Nisse mit Milchreis besänftigen
In Dänemark aber auch auf der Insel Sylt leben der Sage nach in vielen alten Häusern Hausgeister. Die Nisse, wie die alten nordischen Wichtel genannt werden, bleiben meist unsichtbar in den dunklen Winkeln der Häuser, im Stall oder hinterm Ofen verborgen. Zum Vorschein kommen sie in Dänemark traditionell in der Weihnachtszeit. Mit ihren roten Mänteln, roten Kniehosen und roten Mützen lieferten sie wohl auch die Vorlage für den Gehilfen des Weihnachtsmannes. Im nördlichen Schleswig-Holstein und natürlich in Dänemark ist das Aufstellen von „Nisse-Männern“ in der Vorweihnachtszeit Tradition. Die Figuren werden aus Baumstücken gesägt und als Glücksbringer vor der Haustür aufgestellt. Dies soll die Nisse wohl auch besänftigen – sind sie doch den Menschen treu ergeben und erledigen nachts alle Arbeit in der Küche und im Stall, solange sie nicht geärgert werden. Zum Dank erwarten sie ihr tägliches Schüsselchen Milchreis. Wird dies vergessen oder fühlen sie sich beobachtet, können sie ungemütlich werden – dann poltern sie im Dachgebälk und spielen den Hausbewohnern allerlei Streiche.
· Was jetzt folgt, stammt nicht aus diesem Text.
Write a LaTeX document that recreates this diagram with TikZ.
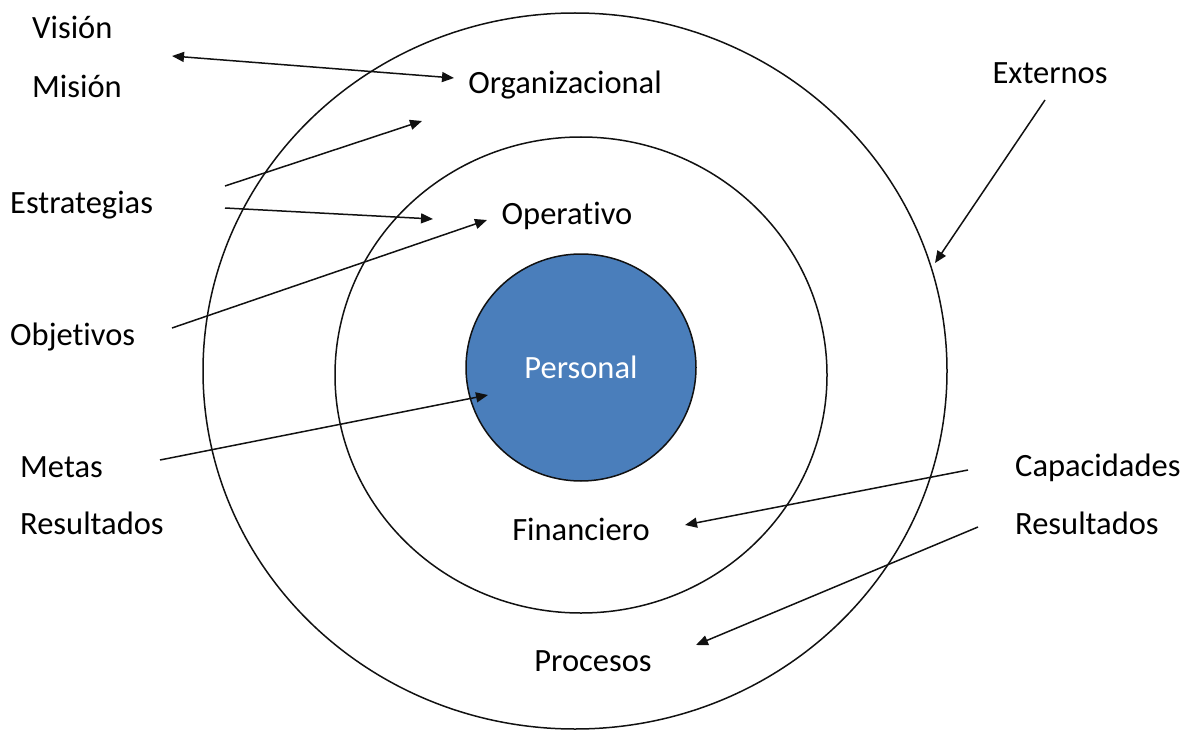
\documentclass[tikz,border=0pt]{standalone}
\usepackage{fontspec}
\setmainfont{Carlito}[Ligatures=NoCommon]
\usetikzlibrary{arrows.meta}
\definecolor{bluex}{HTML}{4A7EBB}
\definecolor{inkx}{HTML}{111111}
\tikzset{
  ar/.style={-{Triangle[length=12pt,width=10pt]},line width=1.5pt,inkx},
  ring/.style={line width=1.5pt,draw=inkx},
  lbl/.style={font=\fontsize{32.5}{38}\selectfont,inner sep=0pt}
}

\begin{document}
\begin{tikzpicture}[x=1pt,y=-1pt]
\useasboundingbox (0,0) rectangle (1183,730);
% rings
\draw[ring] (575,371) ellipse [x radius=372,y radius=358];
\draw[ring] (581,375) ellipse [x radius=246,y radius=238];
\filldraw[ring,fill=bluex] (581,367.5) ellipse [x radius=115,y radius=113.5];
% labels inside
\node[lbl,anchor=mid] (org) at (565,91) {Organizacional};
\node[lbl,anchor=mid] (ope) at (567,222) {Operativo};
\node[lbl,anchor=mid,white] (per) at (581,376) {Personal};
\node[lbl,anchor=mid] (fin) at (581,538) {Financiero};
\node[lbl,anchor=mid] (pro) at (593,669) {Procesos};
% labels outside
\node[lbl,anchor=mid west] (vis) at (32,36) {Visión};
\node[lbl,anchor=mid west] (mis) at (32,95) {Misión};
\node[lbl,anchor=mid west] (est) at (10,211) {Estrategias};
\node[lbl,anchor=mid west] (obj) at (10,343) {Objetivos};
\node[lbl,anchor=mid west] (met) at (20,475) {Metas};
\node[lbl,anchor=mid west] (resl) at (20,532) {Resultados};
\node[lbl,anchor=mid] (ext) at (1050,81) {Externos};
\node[lbl,anchor=mid west] (cap) at (1015,474) {Capacidades};
\node[lbl,anchor=mid west] (resr) at (1015,532) {Resultados};
% arrow ends
\coordinate (vm0) at (172,56);   \coordinate (vm1) at (454,78);
\coordinate (e0) at (225,186);   \coordinate (e1) at (422,121);
\coordinate (e2) at (225,208);   \coordinate (e3) at (433,219);
\coordinate (ob0) at (172,328);  \coordinate (ob1) at (487,220);
\coordinate (me0) at (160,460);  \coordinate (me1) at (488,395);
\coordinate (ex0) at (1045,100); \coordinate (ex1) at (935,263);
\coordinate (ca0) at (968,470);  \coordinate (ca1) at (685,525);
\coordinate (re0) at (978,527);  \coordinate (re1) at (696,645);
\draw[ar,{Triangle[length=12pt,width=10pt]}-{Triangle[length=12pt,width=10pt]}] (vm0) -- (vm1);
\foreach \a/\b in {e0/e1,e2/e3,ob0/ob1,me0/me1,ex0/ex1,ca0/ca1,re0/re1}
  \draw[ar] (\a) -- (\b);
\end{tikzpicture}
\end{document}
Nationalsport an der Nordseeküste: Boßeln
Man nehme eine Kugel, finde eine Technik und schleudere sie weit weg. Klingt simpel, hat Tradition, macht allen Spaß und ist an der schleswig-holsteinischen Nordseeküste so etwas wie Nationalsport. Boßeln heißt es in Norddeutschland. Ursprünglich war Boßeln ein Zeitvertreib für Landwirte in den langen Winterzeiten. Die Felder waren leer, die Bauern hatten weniger zu tun. Also wurde auf Wegen, Straßen, Äckern fleißig die Kugel geschleudert. Daraus entwickelte sich ein Mannschaftssport, bei dem das Team mit den wenigsten Würfen zum Zielpunkt gewinnt – unterstützt und gewärmt von hochprozentigen Heißgetränken, die in keinem der mitgeführten Bollerwagen fehlen. Heute riskieren auch Urlaubsgäste gerne mal eine Kugel – zum Beispiel in Büsum (www.buesum.de).